The Political Beatle

image from www.beatlesinterviews.org I remember switching on the radio one sunny winter day in 1980 to hear WXRT disc jockey Terri Hemmert say, “I’m just trying to get through this day the best I can.” Like a lot of teenaged boys at the time, I had a radio crush on Hemmert, and I immediately became concerned that the usually genial, quick-witted DJ was breaking down on the air. A few moments later, Hemmert, a devout Beatle fan, announced that John Lennon had been killed.

Everybody has their own John Lennon. From what I’ve seen of the remembrances of him on the anniversary of his death, an enduring favorite is the John Lennon of Double Fantasy, that home-baked-bread album that established his persona as the Domestic Beatle. My John Lennon, though, is the Political Beatle.

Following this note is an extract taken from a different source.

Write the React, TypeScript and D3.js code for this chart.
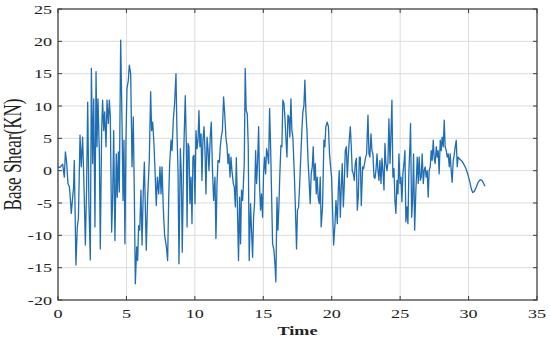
import React from "react";
import * as d3 from "d3";

const time = [
  0.0, 0.15, 0.34, 0.46, 0.54, 0.63, 0.73, 0.83, 0.9, 0.97, 1.05, 1.14, 1.19, 1.31, 1.41, 1.49, 1.61, 1.7, 1.8, 1.9,
  2.0, 2.09, 2.17, 2.26, 2.36, 2.44, 2.53, 2.61, 2.7, 2.78, 2.85, 2.92, 3.02, 3.09, 3.19, 3.26, 3.34, 3.41, 3.51, 3.58,
  3.68, 3.75, 3.82, 3.92, 3.99, 4.07, 4.16, 4.26, 4.33, 4.41, 4.48, 4.58, 4.68, 4.75, 4.82, 4.89, 4.97, 5.04, 5.14, 5.21,
  5.31, 5.41, 5.5, 5.58, 5.65, 5.75, 5.82, 5.89, 5.97, 6.06, 6.14, 6.23, 6.31, 6.45, 6.55, 6.67, 6.77, 6.84, 6.92, 7.01,
  7.09, 7.18, 7.26, 7.36, 7.45, 7.53, 7.6, 7.7, 7.79, 7.92, 8.01, 8.09, 8.16, 8.26, 8.33, 8.43, 8.52, 8.62, 8.69, 8.77,
  8.84, 8.94, 9.01, 9.08, 9.18, 9.25, 9.3, 9.38, 9.43, 9.5, 9.57, 9.64, 9.72, 9.79, 9.86, 9.94, 10.01, 10.08, 10.16, 10.23,
  10.3, 10.37, 10.45, 10.52, 10.59, 10.67, 10.74, 10.81, 10.89, 10.96, 11.03, 11.13, 11.2, 11.28, 11.37, 11.47, 11.54, 11.62, 11.69, 11.79,
  11.86, 11.93, 12.01, 12.1, 12.18, 12.27, 12.35, 12.42, 12.49, 12.57, 12.64, 12.71, 12.81, 12.88, 12.96, 13.03, 13.1, 13.19, 13.27, 13.34,
  13.41, 13.49, 13.54, 13.61, 13.68, 13.75, 13.83, 13.9, 13.97, 14.07, 14.14, 14.22, 14.29, 14.36, 14.44, 14.51, 14.58, 14.66, 14.73, 14.8,
  14.87, 14.95, 15.02, 15.09, 15.17, 15.24, 15.31, 15.39, 15.46, 15.53, 15.61, 15.68, 15.78, 15.85, 15.92, 16.0, 16.07, 16.14, 16.21, 16.29,
  16.36, 16.43, 16.51, 16.58, 16.65, 16.73, 16.8, 16.87, 16.94, 17.02, 17.09, 17.16, 17.26, 17.33, 17.43, 17.5, 17.58, 17.65, 17.72, 17.82,
  17.89, 17.97, 18.04, 18.11, 18.19, 18.28, 18.36, 18.43, 18.5, 18.58, 18.65, 18.72, 18.8, 18.87, 18.94, 19.01, 19.09, 19.16, 19.23, 19.33,
  19.43, 19.5, 19.57, 19.67, 19.76, 19.84, 19.92, 19.99, 20.07, 20.14, 20.24, 20.31, 20.41, 20.48, 20.55, 20.63, 20.7, 20.77, 20.85, 20.92,
  20.99, 21.07, 21.14, 21.21, 21.28, 21.36, 21.43, 21.5, 21.58, 21.65, 21.72, 21.8, 21.87, 21.94, 22.02, 22.09, 22.16, 22.26, 22.33, 22.4,
  22.48, 22.55, 22.65, 22.72, 22.79, 22.87, 22.94, 23.01, 23.09, 23.16, 23.23, 23.31, 23.38, 23.45, 23.52, 23.6, 23.67, 23.74, 23.82, 23.89,
  23.96, 24.04, 24.11, 24.18, 24.26, 24.33, 24.4, 24.47, 24.55, 24.62, 24.69, 24.77, 24.84, 24.91, 24.99, 25.06, 25.13, 25.2, 25.28, 25.35,
  25.42, 25.5, 25.57, 25.64, 25.72, 25.76, 25.84, 25.91, 25.98, 26.06, 26.15, 26.25, 26.32, 26.39, 26.47, 26.54, 26.61, 26.69, 26.76, 26.83,
  26.9, 26.98, 27.05, 27.12, 27.2, 27.27, 27.34, 27.42, 27.49, 27.56, 27.64, 27.71, 27.78, 27.85, 27.93, 28.0, 28.07, 28.15, 28.22, 28.29,
  28.37, 28.44, 28.51, 28.59, 28.66, 28.73, 28.8, 28.88, 28.95, 29.02, 29.1, 29.17, 29.24, 29.35, 29.5, 29.65, 29.8, 29.95, 30.1, 30.2,
  30.3, 30.42, 30.55, 30.7, 30.85, 30.98, 31.08, 31.2,
];

const shear = [
  0.6, 0.5, 1.0, -1.0, 2.9, 1.3, -2.0, -2.5, -4.3, -6.6, -4.6, -2.5, 1.6, -14.6, -8.7, -7.4, 5.5, 0.6, 5.2, -2.5,
  -11.5, -2.5, 10.6, -5.1, -13.8, 15.8, 1.1, 11.1, -8.7, 15.3, 3.7, 11.1, 3.1, -12.1, 6.2, 10.9, 6.2, 9.1, 3.7, 10.9,
  7.3, 10.9, 8.6, -9.5, -4.6, 6.2, -10.8, 2.6, -4.1, 2.9, -3.3, 20.2, 7.3, -4.6, 4.7, -11.3, 5.2, 12.7, 14.0, 16.3,
  15.0, 0.6, 8.3, -4.1, -17.5, -11.8, -13.9, -8.5, -9.2, -3.0, -11.5, -3.3, 1.3, -12.3, -4.1, 1.6, 12.2, 6.2, 7.5, 4.2,
  0.0, -5.4, -1.0, -3.6, 0.6, -3.6, 0.6, -6.1, -10.0, -11.8, -13.9, -4.1, 1.1, 4.7, 3.1, 8.0, 10.4, 15.0, 6.2, 0.0,
  -14.4, 3.4, -0.5, -12.6, 2.1, 7.8, 11.6, 3.7, -8.7, 4.2, 3.7, -5.1, -1.0, -8.2, 2.1, 2.4, -5.1, 6.2, 3.4, 4.7,
  9.3, 3.7, 5.7, -1.5, 4.7, 6.8, 3.1, -3.6, 5.2, 3.4, 0.0, 5.5, 7.5, 0.6, -4.6, -1.0, -10.5, -2.0, 1.6, 1.3,
  3.7, 5.2, 6.2, 11.4, 8.8, 5.2, 3.7, 1.1, 2.6, -1.0, 2.1, 0.0, -2.0, -2.5, -5.6, 2.0, -4.6, -13.9, -4.1, -11.3,
  -3.0, -4.6, -2.5, 1.1, 15.8, 9.3, 8.8, 3.9, -13.9, -5.1, -9.2, -13.4, -7.2, -5.1, 3.1, -2.0, 1.1, 6.8, -2.5, -6.1,
  -3.6, -7.2, -0.5, 2.1, -0.5, 3.4, 2.6, 1.1, 9.6, 4.2, -4.1, -11.3, -12.3, -14.4, -17.2, -4.1, -9.2, -5.6, -0.5, 3.9,
  3.7, 10.9, 10.4, 8.3, 5.2, 2.1, 8.6, 8.3, 5.2, 11.1, 6.2, 5.2, 0.0, -4.6, -12.1, -6.1, -5.6, -2.5, 1.1, 6.2,
  9.0, 10.1, 14.0, 9.3, 6.2, 1.1, -2.0, -5.1, -0.5, 0.6, 3.7, -1.5, 1.1, -3.6, -1.0, -4.1, -5.1, -1.0, -8.7, -5.6,
  4.7, 3.7, 6.8, 7.5, 6.8, 2.6, 0.6, -1.0, -6.6, -11.5, -8.2, -4.6, -8.2, -3.0, 0.0, -7.2, -2.5, 1.1, -5.6, -2.0,
  3.1, 3.7, -1.0, 2.1, 4.7, 6.8, 3.7, 0.0, -0.5, -1.5, 1.1, 1.9, -6.1, -4.1, 2.1, 2.1, -5.4, 0.6, 0.3, 1.1,
  2.1, 2.6, 8.6, 2.6, 2.1, 5.7, 3.1, 2.6, -1.0, -1.2, 0.0, 2.6, 0.0, -1.5, 1.6, -2.0, 1.9, 0.0, -3.0, 4.2,
  1.1, 0.0, 1.3, 8.0, 1.1, 5.7, 10.9, -1.0, 0.3, -4.6, -6.6, -1.5, -3.6, 2.6, -2.0, -1.0, -4.8, -0.5, 1.1, 3.1,
  -7.9, -5.6, -8.2, 0.0, 4.2, 7.3, -7.2, -4.6, 2.6, -9.2, -3.0, 2.1, -2.0, 2.1, -1.5, -1.0, 2.6, -2.0, 0.0, 0.6,
  -1.0, 0.0, -4.1, 0.0, 0.6, 3.1, 1.6, 4.7, 1.9, 1.1, 3.7, 2.1, 3.1, -0.5, 4.7, 3.1, 5.2, 3.7, 7.8, 3.7,
  3.1, 2.1, 2.6, 0.6, 2.6, 0.0, -1.8, 1.6, 2.4, 3.7, 4.7, 0.6, 2.1, 1.8, 1.5, 1.0, 0.4, -0.6, -1.8, -2.8,
  -3.4, -3.2, -2.6, -1.8, -1.4, -1.5, -1.9, -2.4,
];

const xTicks = [0, 5, 10, 15, 20, 25, 30, 35];
const yTicks = [-20, -15, -10, -5, 0, 5, 10, 15, 20, 25];
const xLabel = "Time";
const yLabel = "Base Shear(KN)";

const W = 550;
const H = 343;
const L = 58;
const R = 537;
const T = 9;
const B = 300;
const SX = 1.45;
const FONT = "'Liberation Serif', 'Times New Roman', serif";

export default function App() {
  const x = d3.scaleLinear().domain([0, 35]).range([L, R]);
  const y = d3.scaleLinear().domain([-20, 25]).range([B, T]);
  const pts: [number, number][] = time.map((t, i) => [t, shear[i]]);
  const line = d3
    .line<[number, number]>()
    .x((d) => x(d[0]))
    .y((d) => y(d[1]));
  const axisColor = "#3c3c3c";
  const gridColor = "#dcdcdc";
  const tick = 4;

  return (
    <svg
      width={W}
      height={H}
      style={{ position: "absolute", left: 0, top: 0, background: "#fff" }}
    >
      <rect x={0} y={0} width={W} height={H} fill="#fff" />
      {xTicks.map((t) => (
        <line key={"gx" + t} x1={x(t)} x2={x(t)} y1={T} y2={B} stroke={gridColor} strokeWidth={1} />
      ))}
      {yTicks.map((t) => (
        <line key={"gy" + t} x1={L} x2={R} y1={y(t)} y2={y(t)} stroke={gridColor} strokeWidth={1} />
      ))}
      <path d={line(pts) || ""} fill="none" stroke="#1f6db3" strokeWidth={1.3} strokeLinejoin="round" />
      <rect x={L} y={T} width={R - L} height={B - T} fill="none" stroke={axisColor} strokeWidth={1.2} />
      {xTicks.map((t) => (
        <g key={"tx" + t}>
          <line x1={x(t)} x2={x(t)} y1={B} y2={B - tick} stroke={axisColor} />
          <line x1={x(t)} x2={x(t)} y1={T} y2={T + tick} stroke={axisColor} />
          <text
            transform={`translate(${x(t)},${B + 18}) scale(${SX},1)`}
            textAnchor="middle"
            fontFamily={FONT}
            fontSize={12.5}
            fill="#222"
          >
            {t}
          </text>
        </g>
      ))}
      {yTicks.map((t) => (
        <g key={"ty" + t}>
          <line x1={L} x2={L + tick} y1={y(t)} y2={y(t)} stroke={axisColor} />
          <line x1={R} x2={R - tick} y1={y(t)} y2={y(t)} stroke={axisColor} />
          <text
            transform={`translate(${L - 6},${y(t) + 4.5}) scale(${SX},1)`}
            textAnchor="end"
            fontFamily={FONT}
            fontSize={12.5}
            fill="#222"
          >
            {t}
          </text>
        </g>
      ))}
      <text
        transform={`translate(${(L + R) / 2},${B + 35}) scale(${SX},1)`}
        textAnchor="middle"
        fontFamily={FONT}
        fontSize={12.5}
        fontWeight="bold"
        fill="#222"
      >
        {xLabel}
      </text>
      <text
        transform={`translate(21,${(T + B) / 2}) scale(${SX},1) rotate(-90)`}
        textAnchor="middle"
        fontFamily={FONT}
        fontSize={17}
        fill="#222"
      >
        {yLabel}
      </text>
    </svg>
  );
}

This Lennon was established in a much earlier solo project, the 1966 film How I Won The War, directed by A Hard Day’s Night director Richard Lester. Look magazine fumbles for words to describe the new Lennon:

Whoever would have dreamed that beneath that mop lurked a Renaissance man? Yet there, shorn, sits John Lennon, champion minstrel, literary Beatle, coarse truthsayer, who turned Christendom on with one wildly misunderstood gibe at cant. Now, face white, tunic red, playing wounded in a field of weeds, this pop-rock De Vinci is proposing to act for real. Relaxed to all appearances, he is all knots inside.